▸ **EXERCISE DATA**:
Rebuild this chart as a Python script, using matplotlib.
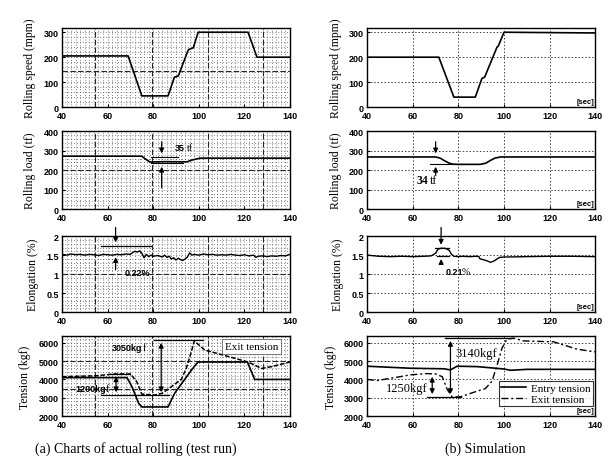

--

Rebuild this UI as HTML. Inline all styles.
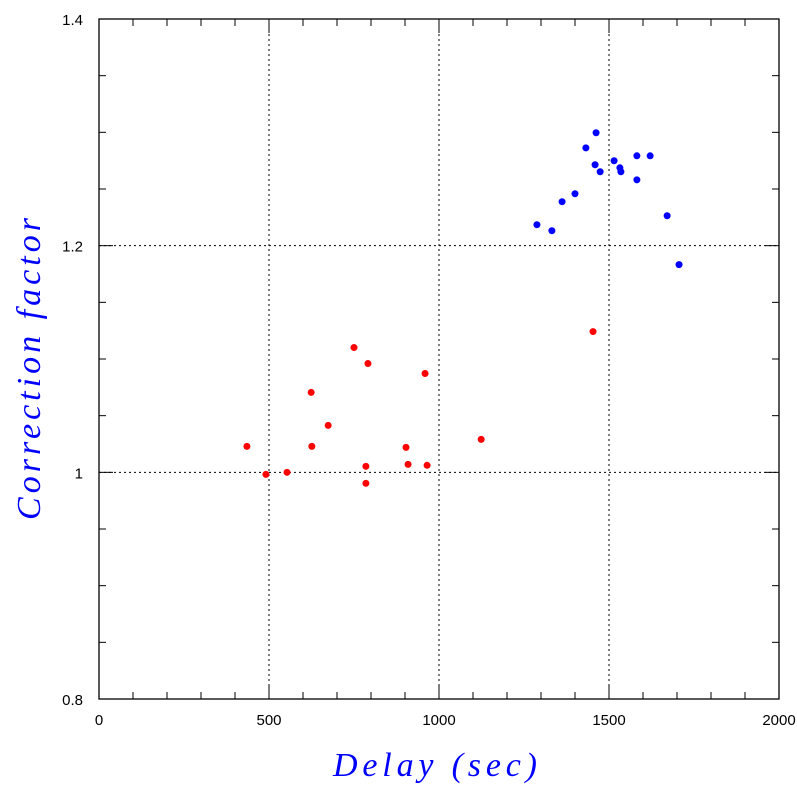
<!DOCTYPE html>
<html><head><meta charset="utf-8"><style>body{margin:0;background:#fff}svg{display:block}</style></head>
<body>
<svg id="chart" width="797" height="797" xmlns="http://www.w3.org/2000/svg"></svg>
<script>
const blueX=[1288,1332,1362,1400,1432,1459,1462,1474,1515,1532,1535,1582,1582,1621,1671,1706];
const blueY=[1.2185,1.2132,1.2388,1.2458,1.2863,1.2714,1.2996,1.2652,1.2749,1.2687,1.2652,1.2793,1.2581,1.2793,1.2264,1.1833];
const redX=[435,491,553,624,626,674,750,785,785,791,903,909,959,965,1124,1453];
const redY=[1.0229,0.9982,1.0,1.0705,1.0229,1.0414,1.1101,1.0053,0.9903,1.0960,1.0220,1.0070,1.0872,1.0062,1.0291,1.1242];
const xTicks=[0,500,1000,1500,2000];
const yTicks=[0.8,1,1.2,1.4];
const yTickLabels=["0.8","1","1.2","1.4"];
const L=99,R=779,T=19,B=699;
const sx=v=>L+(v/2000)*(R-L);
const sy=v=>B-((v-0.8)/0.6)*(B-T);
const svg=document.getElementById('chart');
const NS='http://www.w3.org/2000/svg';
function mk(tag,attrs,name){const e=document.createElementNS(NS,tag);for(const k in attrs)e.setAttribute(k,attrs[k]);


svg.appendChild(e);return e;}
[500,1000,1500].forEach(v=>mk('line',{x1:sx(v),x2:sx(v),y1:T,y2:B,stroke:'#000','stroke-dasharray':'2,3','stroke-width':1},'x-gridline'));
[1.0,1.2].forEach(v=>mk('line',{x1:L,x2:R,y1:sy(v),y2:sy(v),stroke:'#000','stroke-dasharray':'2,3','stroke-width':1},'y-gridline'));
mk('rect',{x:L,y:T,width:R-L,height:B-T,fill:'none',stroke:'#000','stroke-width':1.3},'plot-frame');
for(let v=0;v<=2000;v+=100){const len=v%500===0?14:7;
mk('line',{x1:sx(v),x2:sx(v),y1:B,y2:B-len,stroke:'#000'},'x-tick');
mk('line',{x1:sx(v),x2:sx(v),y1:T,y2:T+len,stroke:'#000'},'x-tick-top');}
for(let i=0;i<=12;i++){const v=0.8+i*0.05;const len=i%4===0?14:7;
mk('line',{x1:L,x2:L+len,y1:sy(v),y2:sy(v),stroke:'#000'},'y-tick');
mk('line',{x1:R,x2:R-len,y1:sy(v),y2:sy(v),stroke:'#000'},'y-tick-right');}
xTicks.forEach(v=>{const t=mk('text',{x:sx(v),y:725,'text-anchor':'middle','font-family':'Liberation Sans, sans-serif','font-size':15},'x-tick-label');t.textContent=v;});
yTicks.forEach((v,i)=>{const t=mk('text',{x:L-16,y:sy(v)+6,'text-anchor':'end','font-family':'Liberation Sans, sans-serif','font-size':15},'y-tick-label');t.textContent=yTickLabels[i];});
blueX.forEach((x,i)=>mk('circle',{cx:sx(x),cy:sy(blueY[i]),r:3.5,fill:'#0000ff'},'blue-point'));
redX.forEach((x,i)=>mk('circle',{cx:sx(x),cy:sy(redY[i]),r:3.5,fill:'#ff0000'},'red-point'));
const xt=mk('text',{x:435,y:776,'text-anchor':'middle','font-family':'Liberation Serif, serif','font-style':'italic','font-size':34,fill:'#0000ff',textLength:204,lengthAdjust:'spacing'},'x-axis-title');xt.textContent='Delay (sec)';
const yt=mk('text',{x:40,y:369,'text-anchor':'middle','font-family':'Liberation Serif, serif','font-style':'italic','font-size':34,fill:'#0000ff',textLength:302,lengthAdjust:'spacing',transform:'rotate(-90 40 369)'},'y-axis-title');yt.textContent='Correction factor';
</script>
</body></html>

▸ **EXERCISE PROMPT**: Gather all lines of the records that include the word "this".

▸ **EXERCISE ANSWER**:
Rebuild this chart as a Python script, using matplotlib.
Rebuild this UI as HTML. Inline all styles.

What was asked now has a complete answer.